§ WHAT IS BEING ASKED
Using the listing below, report all lines holding the word "with".

§ RECORDS SHOWN
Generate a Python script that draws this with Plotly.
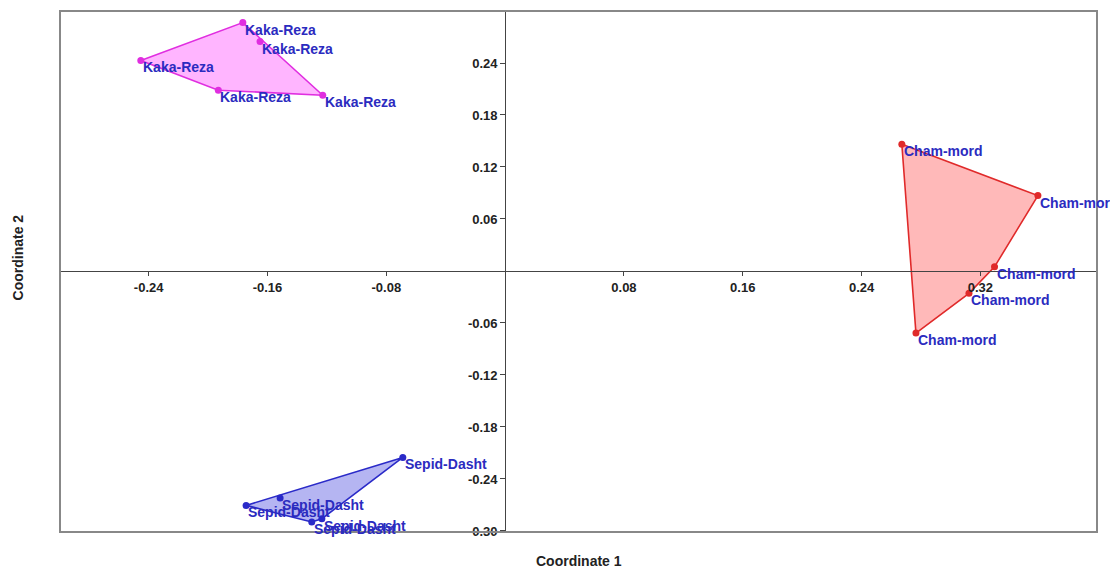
import plotly.graph_objects as go

# ---- data ----
kaka_x = [-0.2453, -0.1766, -0.1650, -0.1228, -0.1931]
kaka_y = [0.2430, 0.2866, 0.2648, 0.2028, 0.2086]

cham_x = [0.2671, 0.3587, 0.3295, 0.3123, 0.2766]
cham_y = [0.1463, 0.0870, 0.0048, -0.0258, -0.0717]

sepid_x = [-0.0689, -0.1744, -0.1515, -0.1302, -0.1234]
sepid_y = [-0.2151, -0.2705, -0.2621, -0.2897, -0.2859]

x_ticks = [-0.24, -0.16, -0.08, 0.08, 0.16, 0.24, 0.32]
y_ticks = [-0.30, -0.24, -0.18, -0.12, -0.06, 0.06, 0.12, 0.18, 0.24]

X_RANGE = [-0.2997, 0.3985]
Y_RANGE = [-0.3012, 0.300]

groups = [
    ("Kaka-Reza", kaka_x, kaka_y, "#e02ee0", "rgba(255,60,255,0.38)"),
    ("Cham-mord", cham_x, cham_y, "#e02a2a", "rgba(255,60,60,0.36)"),
    ("Sepid-Dasht", sepid_x, sepid_y, "#2a2ac8", "rgba(60,60,220,0.38)"),
]
LABEL_COLOR = "#2b2bbf"
FONT = "Liberation Sans, Arial, sans-serif"


def convex_hull(xs, ys):
    pts = sorted(set(zip(xs, ys)))
    if len(pts) <= 2:
        return pts

    def cross(o, a, b):
        return (a[0] - o[0]) * (b[1] - o[1]) - (a[1] - o[1]) * (b[0] - o[0])

    lower = []
    for p in pts:
        while len(lower) >= 2 and cross(lower[-2], lower[-1], p) <= 0:
            lower.pop()
        lower.append(p)
    upper = []
    for p in reversed(pts):
        while len(upper) >= 2 and cross(upper[-2], upper[-1], p) <= 0:
            upper.pop()
        upper.append(p)
    return lower[:-1] + upper[:-1]


fig = go.Figure()
annotations = []

for name, xs, ys, line_c, fill_c in groups:
    hull = convex_hull(xs, ys)
    hx = [p[0] for p in hull] + [hull[0][0]]
    hy = [p[1] for p in hull] + [hull[0][1]]
    fig.add_trace(go.Scatter(
        x=hx, y=hy, mode="lines", fill="toself", fillcolor=fill_c,
        line=dict(color=line_c, width=1.6), hoverinfo="skip", showlegend=False,
    ))
    fig.add_trace(go.Scatter(
        x=xs, y=ys, mode="markers", cliponaxis=False,
        marker=dict(color=line_c, size=7), showlegend=False, name=name,
    ))
    for x, y in zip(xs, ys):
        annotations.append(dict(
            x=x, y=y, xref="x", yref="y", text=name, showarrow=False,
            xanchor="left", yanchor="middle", xshift=0, yshift=-7,
            font=dict(family=FONT, size=14, color=LABEL_COLOR, weight="bold"),
        ))

yfrac = (0 - Y_RANGE[0]) / (Y_RANGE[1] - Y_RANGE[0])
xfrac = (0 - X_RANGE[0]) / (X_RANGE[1] - X_RANGE[0])

tick_font = dict(family=FONT, size=13, color="#222222", weight="bold")
title_font = dict(family=FONT, size=14, color="#222222", weight="bold")

annotations += [
    dict(text="Coordinate 1", xref="paper", yref="paper", x=0.5, y=-0.056,
         showarrow=False, yanchor="middle", font=title_font),
    dict(text="Coordinate 2", xref="paper", yref="paper", x=-0.0405, y=0.527,
         showarrow=False, textangle=-90, xanchor="center", font=title_font),
]

# the page body has an 8px margin, so the figure is sized/offset to compensate
fig.update_layout(
    width=1110, height=561,
    margin=dict(l=52, r=21, t=3, b=37, autoexpand=False),
    paper_bgcolor="white", plot_bgcolor="white",
    xaxis=dict(
        range=X_RANGE, showgrid=False, zeroline=False, automargin=False,
        anchor="free", position=yfrac, side="bottom",
        showline=True, linecolor="#444444", linewidth=1,
        ticks="outside", ticklen=4, tickcolor="#444444",
        tickvals=x_ticks, ticktext=[f"{v:.2f}" for v in x_ticks],
        tickfont=tick_font,
    ),
    yaxis=dict(
        range=Y_RANGE, showgrid=False, zeroline=False, automargin=False,
        anchor="free", position=xfrac, side="left",
        showline=True, linecolor="#444444", linewidth=1,
        ticks="outside", ticklen=5, tickcolor="#444444",
        tickvals=y_ticks, ticktext=[f"{v:.2f}" for v in y_ticks],
        tickfont=tick_font,
    ),
    shapes=[dict(type="rect", xref="paper", yref="paper", x0=0, y0=0, x1=1, y1=1,
                 line=dict(color="#888888", width=2), layer="above")],
    annotations=annotations,
)

fig.write_html("out.html")
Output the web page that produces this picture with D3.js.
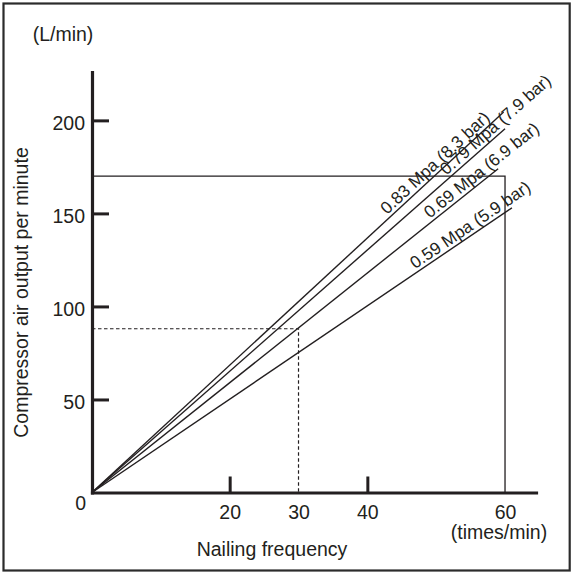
<!DOCTYPE html>
<html lang="en">
<head>
    <meta charset="UTF-8">
    <title>Compressor air output</title>
    <style>
        html,
        body {
            margin: 0;
            background: #fff;
        }
        text {
            font-family: "Liberation Sans", Arial, sans-serif;
            fill: #231f20;
        }
    </style>
</head>
<body>
<svg id="container"></svg>
<script src="https://cdn.jsdelivr.net/npm/d3@7"></script>
<script>
    // series: one straight line per pressure, from the origin to its end point
    const pressures = ['0.83 Mpa (8.3 bar)', '0.79 Mpa (7.9 bar)', '0.69 Mpa (6.9 bar)', '0.59 Mpa (5.9 bar)'];
    const endFreq = [59.8, 60, 59, 61];
    const endFlow = [204.5, 195.5, 174, 153];
    // nailing frequency where each label begins along its line
    const labelFreq = [43.2, 51.8, 49.4, 47.2];

    const yTicks = [50, 100, 150, 200];
    const xTickMarks = [20, 40];
    const xLabels = [20, 30, 40, 60];

    // reading guides
    const boxFreq = 60, boxFlow = 170;
    const exampleFreq = 30, exampleFlow = 88;

    const width = 574, height = 573;
    const ink = '#231f20';

    const svg = d3.select('#container')
        .attr('width', width)
        .attr('height', height);

    const xScale = d3.scaleLinear().domain([0, 64.5]).range([92, 536]);
    const yScale = d3.scaleLinear().domain([0, 226]).range([492.5, 72]);

    // outer frame
    svg.append('rect')
        .attr('x', 3.5).attr('y', 3.5)
        .attr('width', 566.2).attr('height', 567)
        .attr('fill', 'none')
        .attr('stroke', '#2b2b2b')
        .attr('stroke-width', 2.2);

    // guide lines
    const guides = svg.append('g').attr('fill', 'none').attr('stroke', ink).attr('stroke-width', 1.3);
    guides.append('path')
        .attr('d', `M${xScale(0)},${yScale(boxFlow)}H${xScale(boxFreq)}V${yScale(0)}`);
    guides.append('path')
        .attr('stroke-dasharray', '3.5,2.5')
        .attr('stroke-width', 1.2)
        .attr('d', `M${xScale(0)},${yScale(exampleFlow)}H${xScale(exampleFreq)}V${yScale(0)}`);

    // pressure lines
    const series = pressures.map((name, i) => ({
        name,
        points: [[0, 0], [endFreq[i], endFlow[i]]],
        labelAt: labelFreq[i],
        slope: endFlow[i] / endFreq[i]
    }));

    const line = d3.line().x(d => xScale(d[0])).y(d => yScale(d[1]));

    svg.append('g')
        .selectAll('path')
        .data(series)
        .join('path')
        .attr('d', d => line(d.points))
        .attr('fill', 'none')
        .attr('stroke', ink)
        .attr('stroke-width', 1.4);

    svg.append('g')
        .selectAll('text')
        .data(series)
        .join('text')
        .attr('transform', d => {
            const px = xScale(d.labelAt), py = yScale(d.labelAt * d.slope);
            const angle = Math.atan2(yScale(d.slope * 10) - yScale(0), xScale(10) - xScale(0)) * 180 / Math.PI;
            return `translate(${px},${py}) rotate(${angle})`;
        })
        .attr('dy', -3.5)
        .style('font-size', '17.2px')
        .text(d => d.name);

    // y axis
    const yAxis = d3.axisLeft(yScale)
        .tickValues(yTicks)
        .tickSizeInner(-17)
        .tickSizeOuter(0)
        .tickPadding(7);

    const yg = svg.append('g')
        .attr('transform', `translate(${xScale(0)},0)`)
        .call(yAxis);
    yg.select('.domain').attr('stroke', ink).attr('stroke-width', 3.2).attr('stroke-linecap', 'square');
    yg.selectAll('.tick line').attr('stroke', ink).attr('stroke-width', 3);
    yg.selectAll('.tick text')
        .attr('fill', ink)
        .attr('dy', '0.45em')
        .style('font-size', '19.5px')
        .style('font-family', '"Liberation Sans", Arial, sans-serif');

    // x axis
    const xAxis = d3.axisBottom(xScale)
        .tickValues(xLabels)
        .tickSizeInner(-16)
        .tickSizeOuter(0)
        .tickPadding(12.5);

    const xg = svg.append('g')
        .attr('transform', `translate(0,${yScale(0)})`)
        .call(xAxis);
    xg.select('.domain').attr('stroke', ink).attr('stroke-width', 3.2).attr('stroke-linecap', 'square');
    xg.selectAll('.tick line')
        .attr('stroke', ink)
        .attr('stroke-width', 3)
        .attr('y2', d => xTickMarks.includes(d) ? -16 : 0);
    xg.selectAll('.tick text')
        .attr('fill', ink)
        .style('font-size', '19.5px')
        .style('font-family', '"Liberation Sans", Arial, sans-serif');

    // axis titles and units
    svg.append('text')
        .attr('x', 86).attr('y', 510)
        .attr('text-anchor', 'end')
        .style('font-size', '19.5px')
        .text('0');

    svg.append('text')
        .attr('x', 63).attr('y', 41)
        .attr('text-anchor', 'middle')
        .style('font-size', '19.5px')
        .text('(L/min)');

    svg.append('text')
        .attr('x', 499).attr('y', 538.6)
        .attr('text-anchor', 'middle')
        .style('font-size', '19.5px')
        .text('(times/min)');

    svg.append('text')
        .attr('x', 272).attr('y', 555.5)
        .attr('text-anchor', 'middle')
        .style('font-size', '19.5px')
        .text('Nailing frequency');

    svg.append('text')
        .attr('transform', 'translate(28,292.5) rotate(-90)')
        .attr('text-anchor', 'middle')
        .style('font-size', '19.5px')
        .text('Compressor air output per minute');
</script>
</body>
</html>
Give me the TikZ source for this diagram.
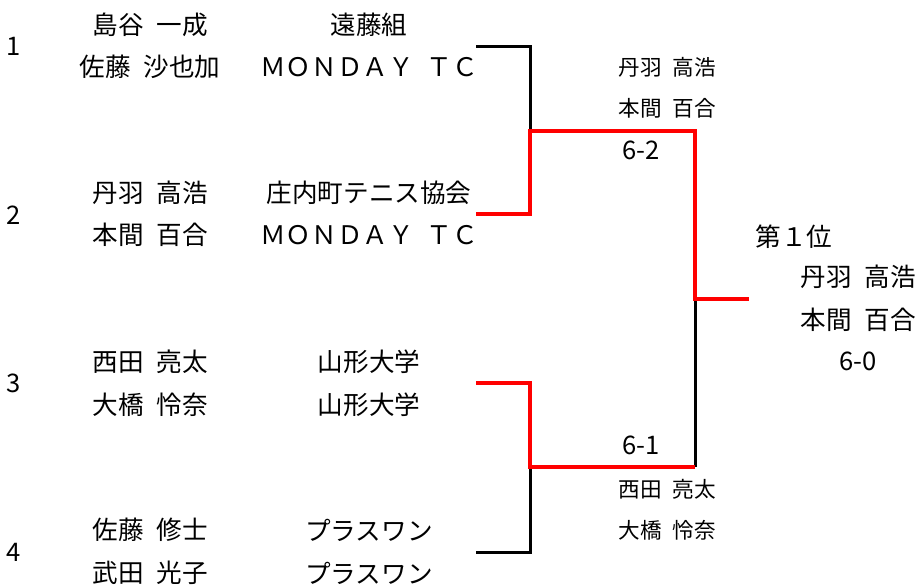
\documentclass[tikz,border=0pt]{standalone}
\usepackage{fontspec}
\setmainfont{Noto Sans CJK JP}
\newcommand{\jsp}{\hspace{.5em}}
\begin{document}
\begin{tikzpicture}[x=0.5pt,y=-0.5pt,
    every node/.style={inner sep=0pt,font=\fontsize{12.8}{15}\selectfont},
    small/.style={anchor=west,font=\fontsize{10.8}{13}\selectfont},
    lost/.style={black,line width=1.5pt},
    won/.style={red,line width=2.25pt}]
  \useasboundingbox (0,0) rectangle (920,584);
  \draw
    (14,46) node (seed1){1}
    (14,215) node (seed2){2}
    (14,383) node (seed3){3}
    (14,552) node (seed4){4}
    (150,25) node (p1a){島谷\jsp 一成}
    (150,67) node (p1b){佐藤\jsp 沙也加}
    (150,193) node (p2a){丹羽\jsp 高浩}
    (150,235) node (p2b){本間\jsp 百合}
    (150,362) node (p3a){西田\jsp 亮太}
    (150,405) node (p3b){大橋\jsp 怜奈}
    (150,530) node (p4a){佐藤\jsp 修士}
    (150,573) node (p4b){武田\jsp 光子}
    (369,25) node (c1a){遠藤組}
    (369,67) node (c1b){ＭＯＮＤＡＹ\jsp ＴＣ}
    (369,193) node (c2a){庄内町テニス協会}
    (369,235) node (c2b){ＭＯＮＤＡＹ\jsp ＴＣ}
    (369,362) node (c3a){山形大学}
    (369,405) node (c3b){山形大学}
    (369,530) node (c4a){プラスワン}
    (369,573) node (c4b){プラスワン}
    (618,67) node[small] (w1a){丹羽\jsp 高浩}
    (618,108) node[small] (w1b){本間\jsp 百合}
    (641,150) node (score1){6-2}
    (641,445) node (score2){6-1}
    (618,489) node[small] (w2a){西田\jsp 亮太}
    (618,530) node[small] (w2b){大橋\jsp 怜奈}
    (755,237) node[anchor=west] (rank){第１位}
    (858,277) node (champa){丹羽\jsp 高浩}
    (858,320) node (champb){本間\jsp 百合}
    (858,361) node (score3){6-0}
    (476,46) coordinate (e1)
    (476,214) coordinate (e2)
    (476,383) coordinate (e3)
    (476,552) coordinate (e4)
    (530,131) coordinate (sf1)
    (530,467) coordinate (sf2)
    (695,299) coordinate (fin)
    (749,299) coordinate (champ);
  \begin{scope}[lost]
    \draw (e1) -| (sf1);
    \draw (e4) -| (sf2);
    \draw (fin) -- (sf2 -| fin);
  \end{scope}
  \begin{scope}[won]
    \draw (e2) -| (sf1) -| (fin) -- (champ);
    \draw (e3) -| (sf2) -- (sf2 -| fin);
  \end{scope}
\end{tikzpicture}
\end{document}
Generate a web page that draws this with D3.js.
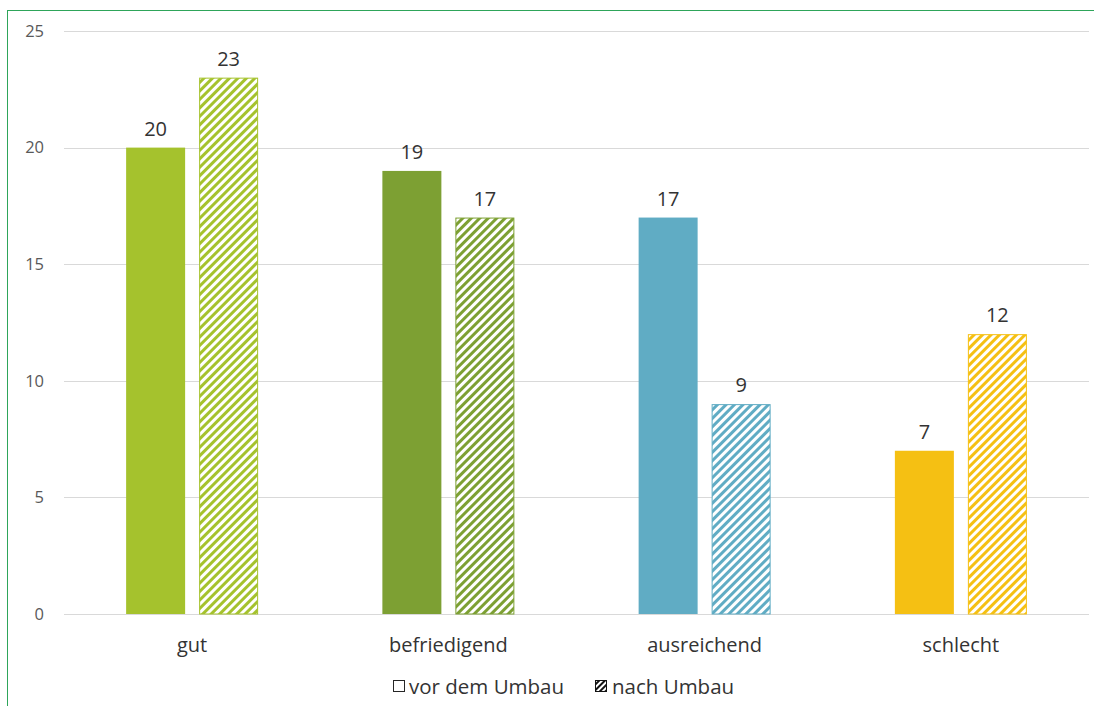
<!DOCTYPE html>
<html><head><meta charset="utf-8">
<script src="https://cdn.jsdelivr.net/npm/d3@7"></script>
<style>body{margin:0;background:#fff;}svg{display:block;font-family:"Open Sans","Noto Sans",sans-serif;}</style>
</head><body>
<svg id="c" width="1094" height="706"></svg>
<script>
const categories = ["gut","befriedigend","ausreichend","schlecht"];
const vorValues = [20,19,17,7];
const nachValues = [23,17,9,12];
const colors = ["#A5C22D","#7DA033","#60ACC4","#F5C013"];
const yTicks = [0,5,10,15,20,25];
const seriesNames = ["vor dem Umbau","nach Umbau"];

const svg = d3.select("#c");
const W=1094,H=706;
const m={left:64,right:1089,top:31,bottom:614};
const x = d3.scaleBand().domain(categories).range([m.left,m.right]);
const y = d3.scaleLinear().domain([0,25]).range([m.bottom,m.top]);

// frame lines
svg.append("line").attr("x1",7).attr("x2",W).attr("y1",10.5).attr("y2",10.5).attr("stroke","#2EA55A").attr("stroke-width",1);
svg.append("line").attr("x1",7.5).attr("x2",7.5).attr("y1",10).attr("y2",H).attr("stroke","#2EA55A").attr("stroke-width",1);

const defs = svg.append("defs");
colors.forEach((c,i)=>{
  const p = defs.append("pattern").attr("id","h"+i).attr("patternUnits","userSpaceOnUse")
    .attr("width",6).attr("height",6).attr("patternTransform","rotate(45)");
  p.append("rect").attr("width",6).attr("height",6).attr("fill","#fff");
  p.append("rect").attr("x",0).attr("width",3).attr("height",6).attr("fill",c);
});
const pk = defs.append("pattern").attr("id","hk").attr("patternUnits","userSpaceOnUse")
  .attr("width",4).attr("height",4).attr("patternTransform","rotate(45)");
pk.append("rect").attr("width",4).attr("height",4).attr("fill","#fff");
pk.append("rect").attr("width",2).attr("height",4).attr("fill","#111");

// grid
svg.append("g").selectAll("line").data(yTicks).join("line")
  .attr("x1",m.left).attr("x2",m.right)
  .attr("y1",d=>Math.round(y(d))+0.5).attr("y2",d=>Math.round(y(d))+0.5)
  .attr("stroke","#D9D9D9").attr("stroke-width",1);

// y labels
svg.append("g").selectAll("text").data(yTicks).join("text")
  .attr("x",44).attr("y",d=>y(d)).attr("dy","0.35em").attr("text-anchor","end")
  .attr("font-size",16.5).attr("fill","#595959").text(d=>d);

const bw=59, off=36.5;
const g = svg.append("g");
categories.forEach((cat,i)=>{
  const cx = x(cat)+x.bandwidth()/2;
  g.append("rect").attr("x",cx-off-bw/2).attr("width",bw)
    .attr("y",y(vorValues[i])).attr("height",y(0)-y(vorValues[i])).attr("fill",colors[i]);
  g.append("rect").attr("x",cx+off-bw/2+0.5).attr("width",bw-1)
    .attr("y",y(nachValues[i])+0.5).attr("height",y(0)-y(nachValues[i])-0.5)
    .attr("fill","url(#h"+i+")").attr("stroke",colors[i]).attr("stroke-width",1);
  g.append("text").attr("x",cx-off).attr("y",y(vorValues[i])-12).attr("text-anchor","middle")
    .attr("font-size",20).attr("fill","#333").text(vorValues[i]);
  g.append("text").attr("x",cx+off).attr("y",y(nachValues[i])-12).attr("text-anchor","middle")
    .attr("font-size",20).attr("fill","#333").text(nachValues[i]);
  g.append("text").attr("x",cx).attr("y",652).attr("text-anchor","middle")
    .attr("font-size",20).attr("fill","#333").text(cat);
});

// legend
const lg = svg.append("g");
lg.append("rect").attr("x",393.5).attr("y",680.5).attr("width",11).attr("height",11).attr("fill","#fff").attr("stroke","#262626");
lg.append("text").attr("x",409).attr("y",694).attr("font-size",20.5).attr("fill","#333").text(seriesNames[0]);
lg.append("rect").attr("x",595.5).attr("y",680.5).attr("width",11).attr("height",11).attr("fill","url(#hk)").attr("stroke","#111");
lg.append("text").attr("x",612).attr("y",694).attr("font-size",20.5).attr("fill","#333").text(seriesNames[1]);
</script>
</body></html>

§ FINISHED EXERCISE
Generate a Python script that draws this with Plotly.
Output the web page that produces this picture with D3.js.
Generate a web page that draws this with D3.js.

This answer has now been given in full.